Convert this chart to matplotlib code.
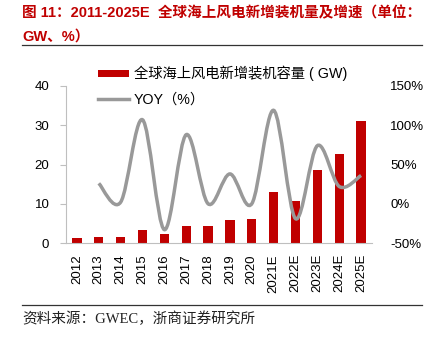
import matplotlib
matplotlib.use("Agg")
import matplotlib.pyplot as plt
from matplotlib.path import Path
from matplotlib.patches import PathPatch, Patch
from matplotlib.lines import Line2D
import numpy as np

plt.rcParams['font.family'] = ['Liberation Sans', 'Noto Sans CJK SC']

years = ['2012', '2013', '2014', '2015', '2016', '2017', '2018', '2019', '2020',
         '2021E', '2022E', '2023E', '2024E', '2025E']
capacity = [1.2, 1.6, 1.6, 3.4, 2.3, 4.3, 4.3, 5.9, 6.0, 13.1, 10.7, 18.6, 22.8, 31.0]
yoy_years = years[1:]
yoy = [26, 2, 107, -33, 88, 0, 38, 0, 119, -19, 74, 22, 36]

RED = '#C00000'
GRAY = '#999999'


def smooth_path(x, y):
    # Catmull-Rom style bezier segments through every point
    pts = np.column_stack([x, y]).astype(float)
    ext = np.vstack([pts[0], pts, pts[-1]])
    verts = [pts[0]]
    codes = [Path.MOVETO]
    for i in range(1, len(ext) - 2):
        p0, p1, p2, p3 = ext[i - 1], ext[i], ext[i + 1], ext[i + 2]
        verts += [p1 + (p2 - p0) / 6, p2 - (p3 - p1) / 6, p2]
        codes += [Path.CURVE4] * 3
    return Path(verts, codes)


fig = plt.figure(figsize=(4.35, 3.37), dpi=100)
ax = fig.add_axes([66 / 435, 1 - 243 / 337, 306 / 435, 157 / 337])

x = np.arange(len(years))
ax.bar(x, capacity, width=0.42, color=RED, zorder=2)
ax.set_xlim(-0.5, len(years) - 0.5)
ax.set_ylim(0, 40)
ax.set_yticks([0, 10, 20, 30, 40])
ax.set_xticks(x)
ax.set_xticklabels(years, rotation=90, fontsize=9.5)
ax.tick_params(axis='x', length=0, pad=8)
ax.tick_params(axis='y', length=4, color='#BFBFBF', labelsize=9.5, pad=8)
for side in ['top', 'right']:
    ax.spines[side].set_visible(False)
ax.spines['left'].set_color('#BFBFBF')
ax.spines['bottom'].set_color('#BFBFBF')

ax2 = ax.twinx()
ax2.set_ylim(-50, 150)
ax2.set_yticks([-50, 0, 50, 100, 150])
ax2.set_yticklabels(['-50%', '0%', '50%', '100%', '150%'])
ax2.tick_params(axis='y', length=0, labelsize=9.5, pad=13)
for side in ['top', 'right', 'left', 'bottom']:
    ax2.spines[side].set_visible(False)

xi = [years.index(y) for y in yoy_years]
ax2.add_patch(PathPatch(smooth_path(xi, yoy), fill=False, edgecolor=GRAY,
                        linewidth=2.5, capstyle='butt', zorder=3))

handles = [Patch(facecolor=RED, edgecolor='none'),
           Line2D([], [], color=GRAY, linewidth=2.5)]
labels = ['全球海上风电新增装机容量 ( GW)', 'YOY（%）']
fig.legend(handles, labels, loc='upper left', bbox_to_anchor=(98 / 435, 1 - 66 / 337),
           frameon=False, fontsize=10.3, handlelength=2.2, handleheight=0.45,
           handletextpad=0.3, labelspacing=0.75, borderpad=0, borderaxespad=0)

# title block
title_kw = dict(color=RED, fontsize=10.5, fontweight='bold', va='center', ha='left')
fig.text(22 / 435, 1 - 13 / 337, '图 11：2011-2025E  全球海上风电新增装机量及增速（单位：', **title_kw)
fig.text(22 / 435, 1 - 37 / 337, 'GW、%）', **title_kw)
fig.add_artist(Line2D([22 / 435, 422 / 435], [1 - 45 / 337, 1 - 45 / 337],
                      color='#333333', linewidth=0.9))

# source note
fig.add_artist(Line2D([22 / 435, 422 / 435], [1 - 305 / 337, 1 - 305 / 337],
                      color='#333333', linewidth=0.9))
fig.text(22 / 435, 1 - 319 / 337, '资料来源：GWEC，浙商证券研究所', fontsize=10.5,
         family=['Liberation Serif', 'Noto Sans CJK SC'], va='center', ha='left', color='#222222')

fig.savefig('out.png', dpi=100)
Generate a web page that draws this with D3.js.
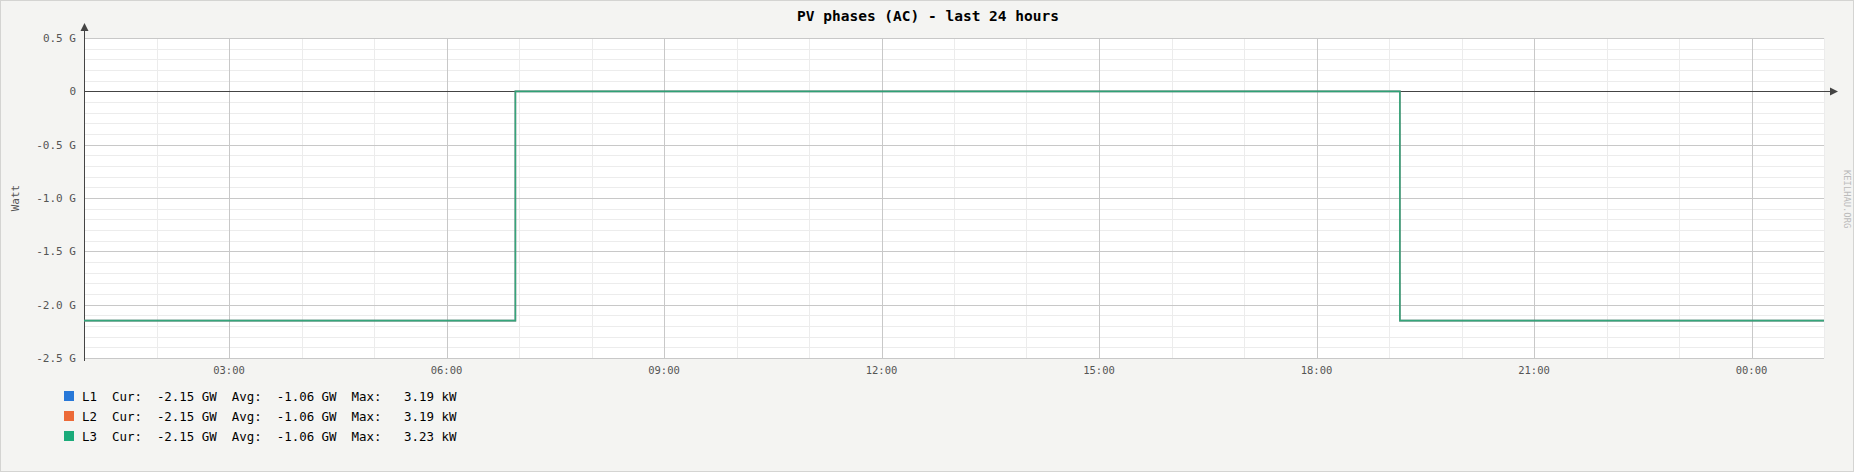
<!DOCTYPE html>
<html>
<head>
<meta charset="utf-8">
<script src="https://cdn.jsdelivr.net/npm/d3@7"></script>
<style>
  body { margin: 0; background: #fff; }
  svg text { font-family: "DejaVu Sans Mono", monospace; }
</style>
</head>
<body>
<script>
// chart data
const seriesNames = ["L1", "L2", "L3"];
const seriesColors = ["#2878d8", "#ec6a38", "#1bab7a"];
const stepTimes = ["2024-01-01T01:00", "2024-01-01T06:57", "2024-01-01T19:09", "2024-01-02T01:00"];
const valuesL1 = [-2.15e9, 3190, -2.15e9, -2.15e9];
const valuesL2 = [-2.15e9, 3190, -2.15e9, -2.15e9];
const valuesL3 = [-2.15e9, 3230, -2.15e9, -2.15e9];
const legendCur = ["-2.15 GW", "-2.15 GW", "-2.15 GW"];
const legendAvg = ["-1.06 GW", "-1.06 GW", "-1.06 GW"];
const legendMax = ["3.19 kW", "3.19 kW", "3.23 kW"];
const yTicks = [0.5e9, 0, -0.5e9, -1.0e9, -1.5e9, -2.0e9, -2.5e9];

// create svg canvas
const canvWidth = 1856, canvHeight = 474;
const svg = d3.select("body").append("svg")
    .attr("width", canvWidth)
    .attr("height", canvHeight);

svg.append("rect")
    .attr("x", 0.5).attr("y", 0.5)
    .attr("width", canvWidth - 3).attr("height", canvHeight - 3)
    .attr("fill", "#f4f4f2")
    .attr("stroke", "#d4d4d2");

const margin = {top: 38, right: 32, bottom: 116, left: 84};
const width = canvWidth - margin.left - margin.right;
const height = canvHeight - margin.top - margin.bottom;

const parse = d3.timeParse("%Y-%m-%dT%H:%M");
const times = stepTimes.map(parse);

const xScale = d3.scaleTime()
    .domain([times[0], times[times.length - 1]])
    .range([0, width]);
const yScale = d3.scaleLinear()
    .domain([-2.5e9, 0.5e9])
    .range([height, 0]);

const g = svg.append("g")
    .attr("transform", "translate(" + margin.left + "," + margin.top + ")");

g.append("rect")
    .attr("width", width).attr("height", height)
    .attr("fill", "#ffffff");

// minor grid
g.append("g").selectAll("line")
    .data(d3.range(-25, 6).map(d => d * 1e8))
    .join("line")
    .attr("x1", 0).attr("x2", width)
    .attr("y1", d => Math.round(yScale(d)) + 0.5)
    .attr("y2", d => Math.round(yScale(d)) + 0.5)
    .attr("stroke", "#ececec");
g.append("g").selectAll("line")
    .data(xScale.ticks(d3.timeHour.every(1)))
    .join("line")
    .attr("y1", 0).attr("y2", height)
    .attr("x1", d => Math.round(xScale(d)) + 0.5)
    .attr("x2", d => Math.round(xScale(d)) + 0.5)
    .attr("stroke", "#ececec");

// major grid
const xMajor = xScale.ticks(d3.timeHour.every(3)).filter(d => xScale(d) > 1 && xScale(d) < width - 1);
g.append("g").selectAll("line")
    .data(yTicks)
    .join("line")
    .attr("x1", 0).attr("x2", width)
    .attr("y1", d => Math.round(yScale(d)) + 0.5)
    .attr("y2", d => Math.round(yScale(d)) + 0.5)
    .attr("stroke", "#c8c8c8");
g.append("g").selectAll("line")
    .data(xMajor)
    .join("line")
    .attr("y1", 0).attr("y2", height)
    .attr("x1", d => Math.round(xScale(d)) + 0.5)
    .attr("x2", d => Math.round(xScale(d)) + 0.5)
    .attr("stroke", "#c8c8c8");

// y tick labels
g.append("g").selectAll("text")
    .data(yTicks)
    .join("text")
    .attr("x", -8)
    .attr("y", d => yScale(d))
    .attr("dy", "0.35em")
    .attr("text-anchor", "end")
    .attr("font-size", "11px")
    .attr("fill", "#555")
    .text(d => d === 0 ? "0" : (d / 1e9).toFixed(1) + " G");

// x tick labels
g.append("g").selectAll("text")
    .data(xMajor)
    .join("text")
    .attr("x", d => xScale(d))
    .attr("y", height + 16)
    .attr("text-anchor", "middle")
    .attr("font-size", "10.5px")
    .attr("fill", "#555")
    .text(d3.timeFormat("%H:%M"));

// axes lines with arrows
const zeroY = Math.round(yScale(0)) + 0.5;
g.append("line")
    .attr("x1", 0).attr("x2", width + 8)
    .attr("y1", zeroY).attr("y2", zeroY)
    .attr("stroke", "#444");
g.append("path")
    .attr("d", "M" + (width + 6) + "," + (zeroY - 4) + "L" + (width + 14) + "," + zeroY + "L" + (width + 6) + "," + (zeroY + 4) + "Z")
    .attr("fill", "#444");
g.append("line")
    .attr("x1", 0.5).attr("x2", 0.5)
    .attr("y1", -8).attr("y2", height + 3)
    .attr("stroke", "#444");
g.append("path")
    .attr("d", "M-3.5,-7L0.5,-15L4.5,-7Z")
    .attr("fill", "#444");

// series
const allValues = [valuesL1, valuesL2, valuesL3];
const seriesOpacity = [0.6, 0.6, 0.85];
const line = d3.line()
    .x(d => xScale(d[0]))
    .y(d => yScale(d[1]))
    .curve(d3.curveStepAfter);

allValues.forEach(function (vals, i) {
    g.append("path")
        .datum(times.map((t, k) => [t, vals[k]]))
        .attr("d", line)
        .attr("fill", "none")
        .attr("stroke", seriesColors[i])
        .attr("stroke-width", 1.6)
        .attr("stroke-opacity", seriesOpacity[i]);
});

// title
svg.append("text")
    .attr("x", canvWidth / 2)
    .attr("y", 21)
    .attr("text-anchor", "middle")
    .attr("font-size", "14.5px")
    .attr("font-weight", "bold")
    .attr("fill", "#000")
    .text("PV phases (AC) - last 24 hours");

// y axis title
svg.append("text")
    .attr("transform", "translate(19," + (margin.top + height / 2) + ") rotate(-90)")
    .attr("text-anchor", "middle")
    .attr("font-size", "11px")
    .attr("fill", "#555")
    .text("Watt");

// watermark
svg.append("text")
    .attr("transform", "translate(1844,170) rotate(90)")
    .attr("font-size", "8.8px")
    .attr("fill", "#bbb")
    .text("KEILHAU.ORG");

// legend
const legend = svg.append("g")
    .attr("transform", "translate(64,391)");
seriesNames.forEach(function (name, i) {
    legend.append("rect")
        .attr("x", 0).attr("y", i * 20)
        .attr("width", 10).attr("height", 10)
        .attr("fill", seriesColors[i]);
    legend.append("text")
        .attr("x", 18).attr("y", i * 20 + 9.5)
        .attr("font-size", "12.45px")
        .attr("fill", "#000")
        .style("white-space", "pre")
        .text(name + "  Cur:  " + legendCur[i] + "  Avg:  " + legendAvg[i] + "  Max:   " + legendMax[i]);
});
</script>
</body>
</html>
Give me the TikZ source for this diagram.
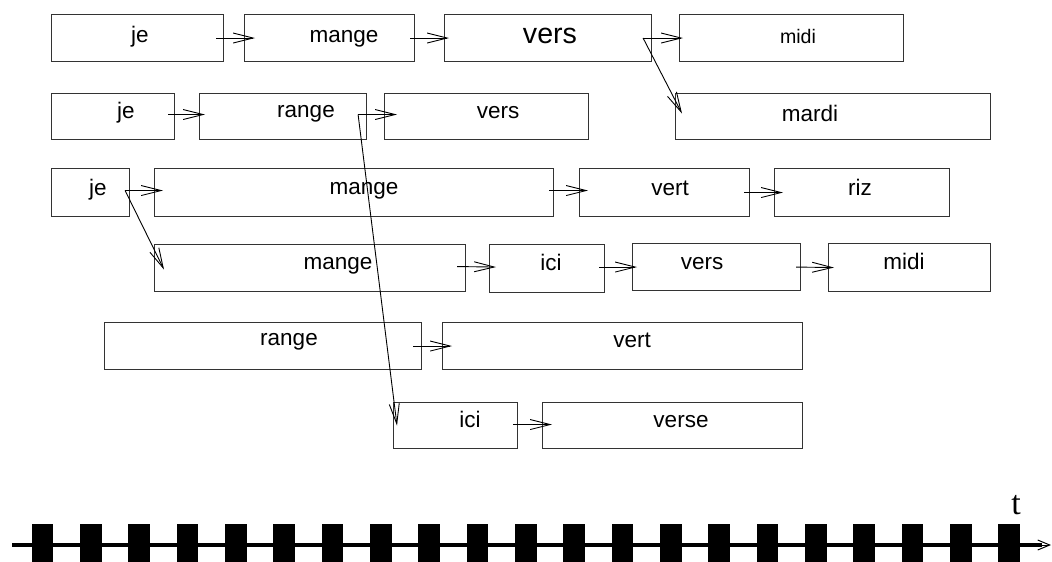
\documentclass[tikz,border=0pt]{standalone}
\usepackage{fontspec}
\setmainfont{Liberation Sans}
\newfontfamily\serifface{Liberation Serif}
\usetikzlibrary{arrows.meta}
\tikzset{
  box/.style={draw=black!80, line width=1.1pt, inner sep=0pt, anchor=north west},
  lbl/.style={anchor=base, inner sep=0pt, font=\fontsize{22.5}{24}\selectfont},
  arr/.style={line width=0.9pt, -{Straight Barb[length=20pt,width=10pt]}},
}
\newcommand\mkbox[5]{\node[box,minimum width={#4pt-#2pt},minimum height={#5pt-#3pt}] (#1) at (#2,#3) {};}
\begin{document}
\begin{tikzpicture}[x=1pt,y=-1pt]
\useasboundingbox (0,0) rectangle (1052,562);
% row 1
\mkbox{je1}{51}{14}{223}{61}
\mkbox{mange1}{244}{14}{414}{61}
\mkbox{vers1}{444}{14}{651}{61}
\mkbox{midi1}{679}{14}{903}{61}
% row 2
\mkbox{je2}{51}{93}{174}{139}
\mkbox{range2}{199}{93}{366}{139}
\mkbox{vers2}{384}{93}{588}{139}
\mkbox{mardi2}{675}{93}{990}{139}
% row 3
\mkbox{je3}{51}{168}{129}{216}
\mkbox{mange3}{154}{168}{553}{216}
\mkbox{vert3}{579}{168}{749}{216}
\mkbox{riz3}{774}{168}{949}{216}
% row 4
\mkbox{mange4}{154}{244}{465}{291}
\mkbox{ici4}{489}{244}{604}{292}
\mkbox{vers4}{632}{243}{800}{290}
\mkbox{midi4}{828}{243}{990}{291}
% row 5
\mkbox{range5}{104}{322}{421}{369}
\mkbox{vert5}{442}{322}{802}{369}
% row 6
\mkbox{ici6}{393}{402}{517}{448}
\mkbox{verse6}{542}{402}{802}{448}
% labels
\node[lbl] (je1t) at (140,42) {je};
\node[lbl] (mange1t) at (344,42) {mange};
\node[lbl, font=\fontsize{28.6}{30}\selectfont] (vers1t) at (550,43) {vers};
\node[lbl, font=\fontsize{19.6}{21}\selectfont] (midi1t) at (798,43) {midi};
\node[lbl] (je2t) at (126,118) {je};
\node[lbl] (range2t) at (306,117) {range};
\node[lbl] (vers2t) at (498,118) {vers};
\node[lbl] (mardi2t) at (810,121) {mardi};
\node[lbl] (je3t) at (98,195) {je};
\node[lbl] (mange3t) at (364,194) {mange};
\node[lbl] (vert3t) at (670,195) {vert};
\node[lbl] (riz3t) at (860,195) {riz};
\node[lbl] (mange4t) at (338,269) {mange};
\node[lbl] (ici4t) at (551,270) {ici};
\node[lbl] (vers4t) at (702,269) {vers};
\node[lbl] (midi4t) at (904,269) {midi};
\node[lbl] (range5t) at (289,345) {range};
\node[lbl] (vert5t) at (632,347) {vert};
\node[lbl] (ici6t) at (470,427) {ici};
\node[lbl] (verse6t) at (681,427) {verse};
% connectors
\draw[arr] ([xshift=-8pt]je1.east) -- ([xshift=11pt]mange1.west);
\draw[arr] ([xshift=-5pt]mange1.east) -- ([xshift=5pt]vers1.west);
\draw[arr] ([xshift=-9pt]vers1.east) -- ([xshift=4pt]midi1.west);
\draw[arr] ([xshift=-9pt]vers1.east) -- ([xshift=7pt,yshift=3pt]mardi2.west);
\draw[arr] ([xshift=-7pt,yshift=2pt]je2.east) -- ([xshift=6pt,yshift=2pt]range2.west);
\draw[arr] ([xshift=-9pt,yshift=2pt]range2.east) -- ([xshift=13pt,yshift=2pt]vers2.west);
\draw[arr] ([xshift=-9pt,yshift=2pt]range2.east) -- ([xshift=4pt]ici6.west);
\draw[arr] ([xshift=-5pt,yshift=2pt]je3.east) -- ([xshift=9pt,yshift=2pt]mange3.west);
\draw[arr] ([xshift=-5pt,yshift=2pt]je3.east) -- ([xshift=10pt,yshift=-1.5pt]mange4.west);
\draw[arr] ([xshift=-5pt,yshift=2pt]mange3.east) -- ([xshift=9pt,yshift=2pt]vert3.west);
\draw[arr] ([xshift=-6pt]vert3.east) -- ([xshift=9pt]riz3.west);
\draw[arr] ([xshift=-9pt,yshift=1.5pt]mange4.east) -- ([xshift=7pt,yshift=1.5pt]ici4.west);
\draw[arr] ([xshift=-6pt,yshift=1.5pt]ici4.east) -- ([xshift=5pt]vers4.west);
\draw[arr] ([xshift=-5pt]vers4.east) -- ([xshift=6pt]midi4.west);
\draw[arr] ([xshift=-9pt]range5.east) -- ([xshift=10pt]vert5.west);
\draw[arr] ([xshift=-5pt,yshift=1pt]ici6.east) -- ([xshift=10pt,yshift=1pt]verse6.west);
% time axis
\foreach \i in {0,...,20} \fill ({31.7+48.33*\i},524) rectangle ++(21.7,38);
\draw[line width=4.5pt] (12,545) -- (1042,545);
\draw[line width=1pt,-{Straight Barb[length=12pt,width=10pt]}] (1030,545) -- (1051,545);
\node[anchor=base, inner sep=0pt, font=\serifface\fontsize{34}{36}\selectfont] (t) at (1016,514) {t};
\end{tikzpicture}
\end{document}
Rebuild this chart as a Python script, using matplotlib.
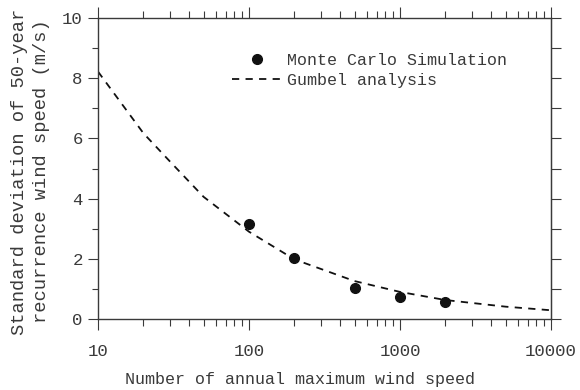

+ + + + +

Task:
Take the lines from the start of the material to the line with "74, 22, 36]", both included, and transcribe them exactly without the pictures.

Result of this task:
Convert this chart to matplotlib code.
import matplotlib
matplotlib.use("Agg")
import matplotlib.pyplot as plt
from matplotlib.path import Path
from matplotlib.patches import PathPatch, Patch
from matplotlib.lines import Line2D
import numpy as np

plt.rcParams['font.family'] = ['Liberation Sans', 'Noto Sans CJK SC']

years = ['2012', '2013', '2014', '2015', '2016', '2017', '2018', '2019', '2020',
         '2021E', '2022E', '2023E', '2024E', '2025E']
capacity = [1.2, 1.6, 1.6, 3.4, 2.3, 4.3, 4.3, 5.9, 6.0, 13.1, 10.7, 18.6, 22.8, 31.0]
yoy_years = years[1:]
yoy = [26, 2, 107, -33, 88, 0, 38, 0, 119, -19, 74, 22, 36]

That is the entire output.